* Stated exercise *
Write out the data again exactly, skipping every picture.

┌──

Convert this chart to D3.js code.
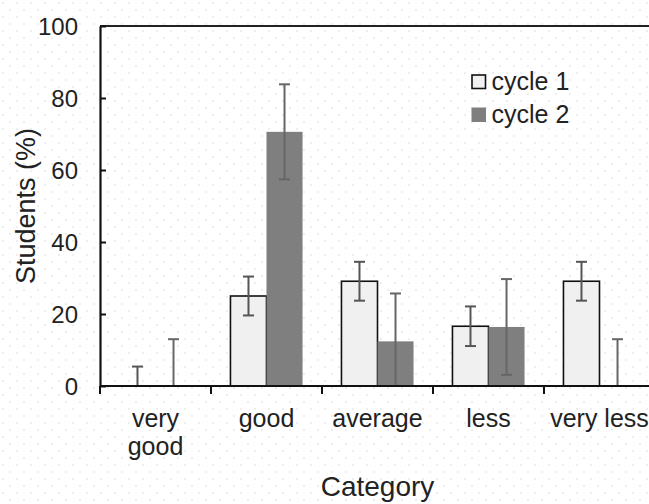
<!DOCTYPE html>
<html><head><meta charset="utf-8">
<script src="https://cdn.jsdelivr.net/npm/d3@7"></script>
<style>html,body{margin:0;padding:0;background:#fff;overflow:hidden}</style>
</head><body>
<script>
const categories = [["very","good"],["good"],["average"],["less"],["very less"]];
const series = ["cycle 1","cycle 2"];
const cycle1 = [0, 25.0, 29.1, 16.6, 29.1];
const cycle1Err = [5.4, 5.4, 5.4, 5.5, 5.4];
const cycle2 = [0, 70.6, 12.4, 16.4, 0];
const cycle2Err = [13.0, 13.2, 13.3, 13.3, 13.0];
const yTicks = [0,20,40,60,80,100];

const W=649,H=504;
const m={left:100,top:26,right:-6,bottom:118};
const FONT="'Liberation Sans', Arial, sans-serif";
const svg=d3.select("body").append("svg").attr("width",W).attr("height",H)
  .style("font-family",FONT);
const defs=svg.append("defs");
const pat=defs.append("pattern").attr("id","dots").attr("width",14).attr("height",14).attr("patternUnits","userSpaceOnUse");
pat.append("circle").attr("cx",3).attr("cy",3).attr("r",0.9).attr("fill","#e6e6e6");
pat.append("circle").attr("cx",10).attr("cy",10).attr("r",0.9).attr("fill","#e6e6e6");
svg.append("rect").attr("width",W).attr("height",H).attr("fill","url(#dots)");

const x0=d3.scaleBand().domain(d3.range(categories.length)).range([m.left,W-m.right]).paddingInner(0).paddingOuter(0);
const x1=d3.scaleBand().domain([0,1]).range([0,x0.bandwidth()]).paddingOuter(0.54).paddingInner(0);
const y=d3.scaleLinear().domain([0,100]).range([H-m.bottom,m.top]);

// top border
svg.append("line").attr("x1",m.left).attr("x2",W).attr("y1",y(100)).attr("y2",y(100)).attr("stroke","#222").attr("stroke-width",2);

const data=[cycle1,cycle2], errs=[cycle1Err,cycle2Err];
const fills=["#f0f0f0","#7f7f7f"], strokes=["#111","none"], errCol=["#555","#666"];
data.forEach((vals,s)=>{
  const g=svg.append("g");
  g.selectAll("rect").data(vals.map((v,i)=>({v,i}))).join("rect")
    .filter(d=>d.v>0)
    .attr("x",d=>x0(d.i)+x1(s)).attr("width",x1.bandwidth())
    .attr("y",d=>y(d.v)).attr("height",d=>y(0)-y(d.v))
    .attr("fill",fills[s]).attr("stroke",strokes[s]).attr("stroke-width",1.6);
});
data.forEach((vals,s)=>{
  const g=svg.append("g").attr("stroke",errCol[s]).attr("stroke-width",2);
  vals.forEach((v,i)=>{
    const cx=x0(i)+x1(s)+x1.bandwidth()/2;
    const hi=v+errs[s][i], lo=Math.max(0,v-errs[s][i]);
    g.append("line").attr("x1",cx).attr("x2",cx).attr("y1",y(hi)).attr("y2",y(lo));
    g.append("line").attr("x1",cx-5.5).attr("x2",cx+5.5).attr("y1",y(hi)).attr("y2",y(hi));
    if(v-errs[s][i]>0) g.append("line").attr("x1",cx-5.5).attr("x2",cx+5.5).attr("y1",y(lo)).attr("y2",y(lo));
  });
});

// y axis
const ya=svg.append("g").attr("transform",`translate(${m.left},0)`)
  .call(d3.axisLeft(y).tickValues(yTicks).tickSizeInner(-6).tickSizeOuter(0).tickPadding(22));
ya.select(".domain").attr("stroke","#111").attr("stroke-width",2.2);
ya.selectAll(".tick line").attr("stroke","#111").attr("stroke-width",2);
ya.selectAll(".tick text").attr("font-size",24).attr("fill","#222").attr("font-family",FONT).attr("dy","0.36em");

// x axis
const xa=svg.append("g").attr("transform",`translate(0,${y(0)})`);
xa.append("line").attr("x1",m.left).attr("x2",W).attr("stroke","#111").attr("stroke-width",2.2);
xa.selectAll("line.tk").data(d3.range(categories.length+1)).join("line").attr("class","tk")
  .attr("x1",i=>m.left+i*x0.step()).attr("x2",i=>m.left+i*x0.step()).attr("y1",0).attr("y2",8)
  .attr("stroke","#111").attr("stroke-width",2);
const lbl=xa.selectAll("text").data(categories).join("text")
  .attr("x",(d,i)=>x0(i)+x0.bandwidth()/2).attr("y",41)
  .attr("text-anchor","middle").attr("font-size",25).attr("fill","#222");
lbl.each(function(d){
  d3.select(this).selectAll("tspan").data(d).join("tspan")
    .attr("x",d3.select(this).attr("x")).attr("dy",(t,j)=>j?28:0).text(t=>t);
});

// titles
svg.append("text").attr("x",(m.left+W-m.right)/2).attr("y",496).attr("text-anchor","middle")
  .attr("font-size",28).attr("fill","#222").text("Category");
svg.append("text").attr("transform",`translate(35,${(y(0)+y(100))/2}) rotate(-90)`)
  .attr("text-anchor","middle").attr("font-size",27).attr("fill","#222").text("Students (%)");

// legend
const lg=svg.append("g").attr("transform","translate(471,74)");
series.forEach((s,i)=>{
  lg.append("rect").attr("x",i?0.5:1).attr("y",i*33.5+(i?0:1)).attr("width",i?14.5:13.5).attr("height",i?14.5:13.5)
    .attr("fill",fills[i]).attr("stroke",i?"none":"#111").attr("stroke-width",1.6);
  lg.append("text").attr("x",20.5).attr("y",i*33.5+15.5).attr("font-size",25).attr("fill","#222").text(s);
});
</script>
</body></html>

└──

* Complete output *
Convert this chart to D3.js code.
<!DOCTYPE html>
<html><head><meta charset="utf-8">
<script src="https://cdn.jsdelivr.net/npm/d3@7"></script>
<style>html,body{margin:0;padding:0;background:#fff;overflow:hidden}</style>
</head><body>
<script>
const categories = [["very","good"],["good"],["average"],["less"],["very less"]];
const series = ["cycle 1","cycle 2"];
const cycle1 = [0, 25.0, 29.1, 16.6, 29.1];
const cycle1Err = [5.4, 5.4, 5.4, 5.5, 5.4];
const cycle2 = [0, 70.6, 12.4, 16.4, 0];
const cycle2Err = [13.0, 13.2, 13.3, 13.3, 13.0];
const yTicks = [0,20,40,60,80,100];

const W=649,H=504;
const m={left:100,top:26,right:-6,bottom:118};
const FONT="'Liberation Sans', Arial, sans-serif";
const svg=d3.select("body").append("svg").attr("width",W).attr("height",H)
  .style("font-family",FONT);
const defs=svg.append("defs");
const pat=defs.append("pattern").attr("id","dots").attr("width",14).attr("height",14).attr("patternUnits","userSpaceOnUse");
pat.append("circle").attr("cx",3).attr("cy",3).attr("r",0.9).attr("fill","#e6e6e6");
pat.append("circle").attr("cx",10).attr("cy",10).attr("r",0.9).attr("fill","#e6e6e6");
svg.append("rect").attr("width",W).attr("height",H).attr("fill","url(#dots)");

const x0=d3.scaleBand().domain(d3.range(categories.length)).range([m.left,W-m.right]).paddingInner(0).paddingOuter(0);
const x1=d3.scaleBand().domain([0,1]).range([0,x0.bandwidth()]).paddingOuter(0.54).paddingInner(0);
const y=d3.scaleLinear().domain([0,100]).range([H-m.bottom,m.top]);

// top border
svg.append("line").attr("x1",m.left).attr("x2",W).attr("y1",y(100)).attr("y2",y(100)).attr("stroke","#222").attr("stroke-width",2);

const data=[cycle1,cycle2], errs=[cycle1Err,cycle2Err];
const fills=["#f0f0f0","#7f7f7f"], strokes=["#111","none"], errCol=["#555","#666"];
data.forEach((vals,s)=>{
  const g=svg.append("g");
  g.selectAll("rect").data(vals.map((v,i)=>({v,i}))).join("rect")
    .filter(d=>d.v>0)
    .attr("x",d=>x0(d.i)+x1(s)).attr("width",x1.bandwidth())
    .attr("y",d=>y(d.v)).attr("height",d=>y(0)-y(d.v))
    .attr("fill",fills[s]).attr("stroke",strokes[s]).attr("stroke-width",1.6);
});
data.forEach((vals,s)=>{
  const g=svg.append("g").attr("stroke",errCol[s]).attr("stroke-width",2);
  vals.forEach((v,i)=>{
    const cx=x0(i)+x1(s)+x1.bandwidth()/2;
    const hi=v+errs[s][i], lo=Math.max(0,v-errs[s][i]);
    g.append("line").attr("x1",cx).attr("x2",cx).attr("y1",y(hi)).attr("y2",y(lo));
    g.append("line").attr("x1",cx-5.5).attr("x2",cx+5.5).attr("y1",y(hi)).attr("y2",y(hi));
    if(v-errs[s][i]>0) g.append("line").attr("x1",cx-5.5).attr("x2",cx+5.5).attr("y1",y(lo)).attr("y2",y(lo));
  });
});

// y axis
const ya=svg.append("g").attr("transform",`translate(${m.left},0)`)
  .call(d3.axisLeft(y).tickValues(yTicks).tickSizeInner(-6).tickSizeOuter(0).tickPadding(22));
ya.select(".domain").attr("stroke","#111").attr("stroke-width",2.2);
ya.selectAll(".tick line").attr("stroke","#111").attr("stroke-width",2);
ya.selectAll(".tick text").attr("font-size",24).attr("fill","#222").attr("font-family",FONT).attr("dy","0.36em");

// x axis
const xa=svg.append("g").attr("transform",`translate(0,${y(0)})`);
xa.append("line").attr("x1",m.left).attr("x2",W).attr("stroke","#111").attr("stroke-width",2.2);
xa.selectAll("line.tk").data(d3.range(categories.length+1)).join("line").attr("class","tk")
  .attr("x1",i=>m.left+i*x0.step()).attr("x2",i=>m.left+i*x0.step()).attr("y1",0).attr("y2",8)
  .attr("stroke","#111").attr("stroke-width",2);
const lbl=xa.selectAll("text").data(categories).join("text")
  .attr("x",(d,i)=>x0(i)+x0.bandwidth()/2).attr("y",41)
  .attr("text-anchor","middle").attr("font-size",25).attr("fill","#222");
lbl.each(function(d){
  d3.select(this).selectAll("tspan").data(d).join("tspan")
    .attr("x",d3.select(this).attr("x")).attr("dy",(t,j)=>j?28:0).text(t=>t);
});

// titles
svg.append("text").attr("x",(m.left+W-m.right)/2).attr("y",496).attr("text-anchor","middle")
  .attr("font-size",28).attr("fill","#222").text("Category");
svg.append("text").attr("transform",`translate(35,${(y(0)+y(100))/2}) rotate(-90)`)
  .attr("text-anchor","middle").attr("font-size",27).attr("fill","#222").text("Students (%)");

// legend
const lg=svg.append("g").attr("transform","translate(471,74)");
series.forEach((s,i)=>{
  lg.append("rect").attr("x",i?0.5:1).attr("y",i*33.5+(i?0:1)).attr("width",i?14.5:13.5).attr("height",i?14.5:13.5)
    .attr("fill",fills[i]).attr("stroke",i?"none":"#111").attr("stroke-width",1.6);
  lg.append("text").attr("x",20.5).attr("y",i*33.5+15.5).attr("font-size",25).attr("fill","#222").text(s);
});
</script>
</body></html>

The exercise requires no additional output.